- [Set problem] Transcribe the lines below verbatim, skipping the images.

- [Given material]
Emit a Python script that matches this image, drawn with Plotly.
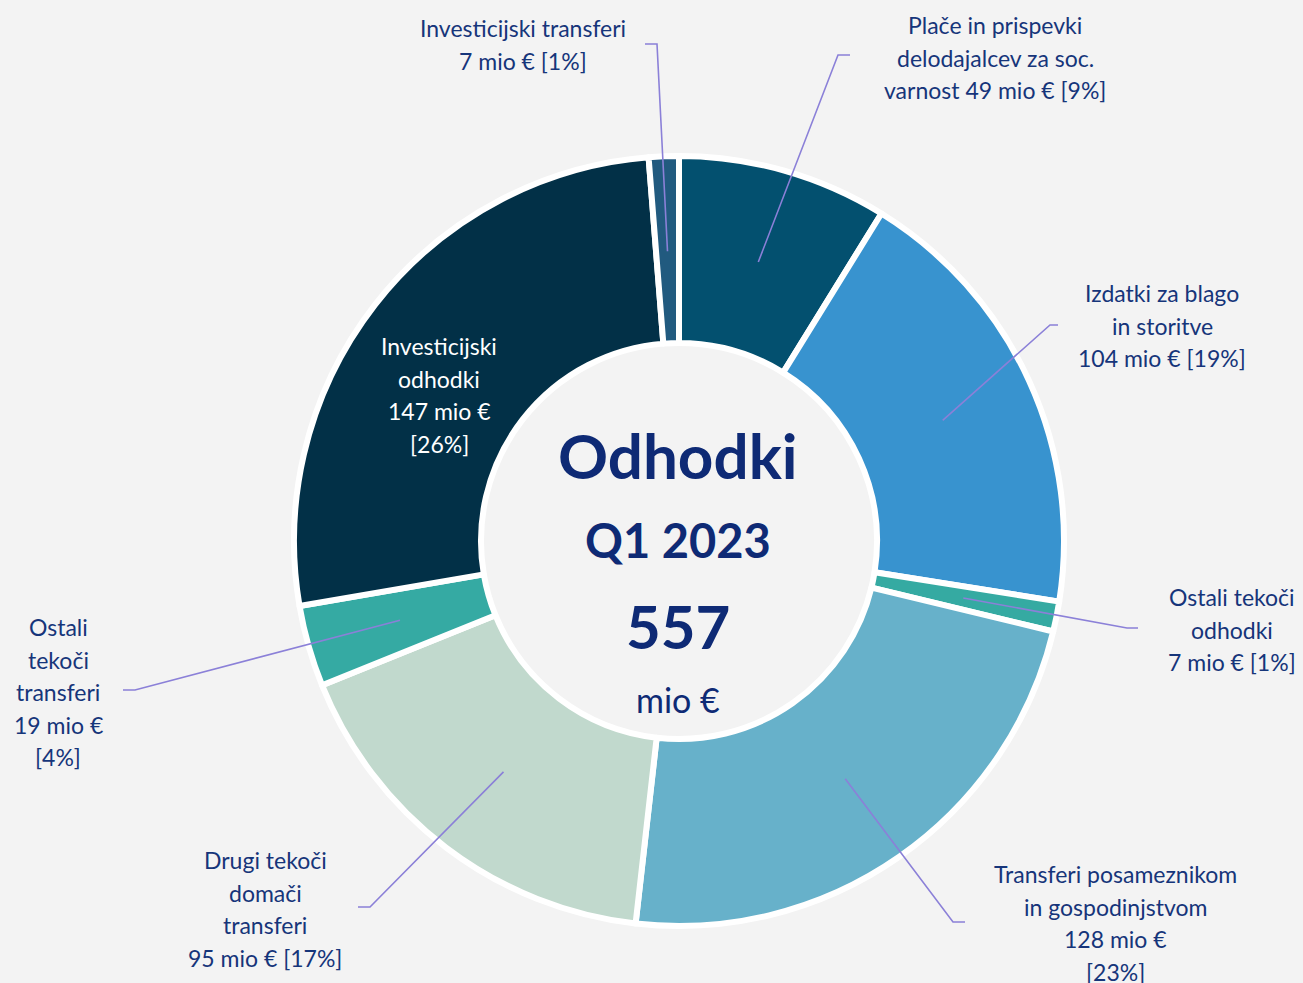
import math
import plotly.graph_objects as go

# ---------------- data ----------------
categories = [
    "Plače in prispevki delodajalcev za soc. varnost",
    "Izdatki za blago in storitve",
    "Ostali tekoči odhodki",
    "Transferi posameznikom in gospodinjstvom",
    "Drugi tekoči domači transferi",
    "Ostali tekoči transferi",
    "Investicijski odhodki",
    "Investicijski transferi",
]
values = [49, 104, 7, 128, 95, 19, 147, 7]
percents = [9, 19, 1, 23, 17, 4, 26, 1]
label_lines = [
    ["Plače in prispevki", "delodajalcev za soc.", "varnost 49 mio € [9%]"],
    ["Izdatki za blago", "in storitve", "104 mio € [19%]"],
    ["Ostali tekoči", "odhodki", "7 mio € [1%]"],
    ["Transferi posameznikom", "in gospodinjstvom", "128 mio €", "[23%]"],
    ["Drugi tekoči", "domači", "transferi", "95 mio € [17%]"],
    ["Ostali", "tekoči", "transferi", "19 mio €", "[4%]"],
    ["Investicijski", "odhodki", "147 mio €", "[26%]"],
    ["Investicijski transferi", "7 mio € [1%]"],
]
total_text = "557"
colors = ["#03506F", "#3893CF", "#35AAA2", "#67B1CA", "#C1D9CD", "#35AAA3", "#023047", "#215A7F"]

# ---------------- layout / positions (pixels) ----------------
W, H = 1303, 983
CX, CY, R_OUT, R_IN = 679, 541, 385, 198
BG = "#F3F3F3"
TXT = "#16357A"
LEAD = "#8B80D8"
FONT = "Lato"

# label block centre x, first-line y; elbow point, end point (None = inside label)
label_pos = [
    (995, 25, (838, 55), (850, 55)),
    (1162, 293, (1050, 325), (1058, 325)),
    (1232, 597, (1127, 628), (1138, 628)),
    (1115, 874, (953, 922), (965, 922)),
    (265, 860, (370, 907), (358, 907)),
    (58, 627, (135, 690), (123, 690)),
    (439, 346, None, None),
    (523, 28, (657, 44), (645, 44)),
]
LINE_H = 32.5

fig = go.Figure()
fig.add_trace(go.Pie(
    values=values,
    labels=categories,
    sort=False,
    direction="clockwise",
    rotation=0,
    hole=R_IN / R_OUT,
    marker=dict(colors=colors, line=dict(color="white", width=6)),
    textinfo="none",
    hoverinfo="label+value+percent",
    showlegend=False,
    domain=dict(x=[(CX - R_OUT) / W, (CX + R_OUT) / W],
                y=[(H - CY - R_OUT) / H, (H - CY + R_OUT) / H]),
))

# invisible pixel axes for leaders and text
fig.add_trace(go.Scatter(x=[0, W], y=[0, H], mode="markers",
                         marker=dict(opacity=0), hoverinfo="skip", showlegend=False))

total = sum(values)
cum = 0.0
annotations = []
shapes = []
R_MID = 290
for i, v in enumerate(values):
    mid = (cum + v / 2) / total * 2 * math.pi
    cum += v
    ax = CX + R_MID * math.sin(mid)
    ay = CY - R_MID * math.cos(mid)
    lx, ly, elbow, end = label_pos[i]
    if elbow is not None:
        shapes.append(dict(
            type="path", xref="x", yref="y",
            path=f"M {ax:.1f} {ay:.1f} L {elbow[0]} {elbow[1]} L {end[0]} {end[1]}",
            line=dict(color=LEAD, width=1.6),
        ))
    col = "white" if i == 6 else TXT
    for k, line in enumerate(label_lines[i]):
        annotations.append(dict(
            x=lx, y=ly + k * LINE_H, xref="x", yref="y", text=line,
            showarrow=False, xanchor="center", yanchor="middle",
            font=dict(family=FONT, size=23, color=col),
        ))

# centre text
center = [
    ("<b>Odhodki</b>", 455, 62),
    ("<b>Q1 2023</b>", 540, 47),
    (f"<b>{total_text}</b>", 626, 60),
    ("mio €", 699, 34),
]
for t, y, s in center:
    annotations.append(dict(
        x=CX - 1, y=y, xref="x", yref="y", text=t, showarrow=False,
        xanchor="center", yanchor="middle",
        font=dict(family=FONT, size=s, color="#0E2A75"),
    ))

fig.update_layout(
    width=W, height=H,
    margin=dict(l=0, r=0, t=0, b=0),
    paper_bgcolor=BG, plot_bgcolor="rgba(0,0,0,0)",
    xaxis=dict(range=[0, W], visible=False, domain=[0, 1], fixedrange=True),
    yaxis=dict(range=[H, 0], visible=False, domain=[0, 1], fixedrange=True),
    shapes=shapes,
    annotations=annotations,
)

fig.write_html(
    "out.html",
    config={"displayModeBar": False},
    post_script="document.body.style.margin='0';document.body.style.overflow='hidden';",
)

- [Output for this exercise]
Emit a Python script that matches this image, drawn with Plotly.
import math
import plotly.graph_objects as go

# ---------------- data ----------------
categories = [
    "Plače in prispevki delodajalcev za soc. varnost",
    "Izdatki za blago in storitve",
    "Ostali tekoči odhodki",
    "Transferi posameznikom in gospodinjstvom",
    "Drugi tekoči domači transferi",
    "Ostali tekoči transferi",
    "Investicijski odhodki",
    "Investicijski transferi",
]
values = [49, 104, 7, 128, 95, 19, 147, 7]
percents = [9, 19, 1, 23, 17, 4, 26, 1]
label_lines = [
    ["Plače in prispevki", "delodajalcev za soc.", "varnost 49 mio € [9%]"],
    ["Izdatki za blago", "in storitve", "104 mio € [19%]"],
    ["Ostali tekoči", "odhodki", "7 mio € [1%]"],
    ["Transferi posameznikom", "in gospodinjstvom", "128 mio €", "[23%]"],
    ["Drugi tekoči", "domači", "transferi", "95 mio € [17%]"],
    ["Ostali", "tekoči", "transferi", "19 mio €", "[4%]"],
    ["Investicijski", "odhodki", "147 mio €", "[26%]"],
    ["Investicijski transferi", "7 mio € [1%]"],
]
total_text = "557"
colors = ["#03506F", "#3893CF", "#35AAA2", "#67B1CA", "#C1D9CD", "#35AAA3", "#023047", "#215A7F"]

# ---------------- layout / positions (pixels) ----------------
W, H = 1303, 983
CX, CY, R_OUT, R_IN = 679, 541, 385, 198
BG = "#F3F3F3"
TXT = "#16357A"
LEAD = "#8B80D8"
FONT = "Lato"

# label block centre x, first-line y; elbow point, end point (None = inside label)
label_pos = [
    (995, 25, (838, 55), (850, 55)),
    (1162, 293, (1050, 325), (1058, 325)),
    (1232, 597, (1127, 628), (1138, 628)),
    (1115, 874, (953, 922), (965, 922)),
    (265, 860, (370, 907), (358, 907)),
    (58, 627, (135, 690), (123, 690)),
    (439, 346, None, None),
    (523, 28, (657, 44), (645, 44)),
]
LINE_H = 32.5

fig = go.Figure()
fig.add_trace(go.Pie(
    values=values,
    labels=categories,
    sort=False,
    direction="clockwise",
    rotation=0,
    hole=R_IN / R_OUT,
    marker=dict(colors=colors, line=dict(color="white", width=6)),
    textinfo="none",
    hoverinfo="label+value+percent",
    showlegend=False,
    domain=dict(x=[(CX - R_OUT) / W, (CX + R_OUT) / W],
                y=[(H - CY - R_OUT) / H, (H - CY + R_OUT) / H]),
))

# invisible pixel axes for leaders and text
fig.add_trace(go.Scatter(x=[0, W], y=[0, H], mode="markers",
                         marker=dict(opacity=0), hoverinfo="skip", showlegend=False))

total = sum(values)
cum = 0.0
annotations = []
shapes = []
R_MID = 290
for i, v in enumerate(values):
    mid = (cum + v / 2) / total * 2 * math.pi
    cum += v
    ax = CX + R_MID * math.sin(mid)
    ay = CY - R_MID * math.cos(mid)
    lx, ly, elbow, end = label_pos[i]
    if elbow is not None:
        shapes.append(dict(
            type="path", xref="x", yref="y",
            path=f"M {ax:.1f} {ay:.1f} L {elbow[0]} {elbow[1]} L {end[0]} {end[1]}",
            line=dict(color=LEAD, width=1.6),
        ))
    col = "white" if i == 6 else TXT
    for k, line in enumerate(label_lines[i]):
        annotations.append(dict(
            x=lx, y=ly + k * LINE_H, xref="x", yref="y", text=line,
            showarrow=False, xanchor="center", yanchor="middle",
            font=dict(family=FONT, size=23, color=col),
        ))

# centre text
center = [
    ("<b>Odhodki</b>", 455, 62),
    ("<b>Q1 2023</b>", 540, 47),
    (f"<b>{total_text}</b>", 626, 60),
    ("mio €", 699, 34),
]
for t, y, s in center:
    annotations.append(dict(
        x=CX - 1, y=y, xref="x", yref="y", text=t, showarrow=False,
        xanchor="center", yanchor="middle",
        font=dict(family=FONT, size=s, color="#0E2A75"),
    ))

fig.update_layout(
    width=W, height=H,
    margin=dict(l=0, r=0, t=0, b=0),
    paper_bgcolor=BG, plot_bgcolor="rgba(0,0,0,0)",
    xaxis=dict(range=[0, W], visible=False, domain=[0, 1], fixedrange=True),
    yaxis=dict(range=[H, 0], visible=False, domain=[0, 1], fixedrange=True),
    shapes=shapes,
    annotations=annotations,
)

fig.write_html(
    "out.html",
    config={"displayModeBar": False},
    post_script="document.body.style.margin='0';document.body.style.overflow='hidden';",
)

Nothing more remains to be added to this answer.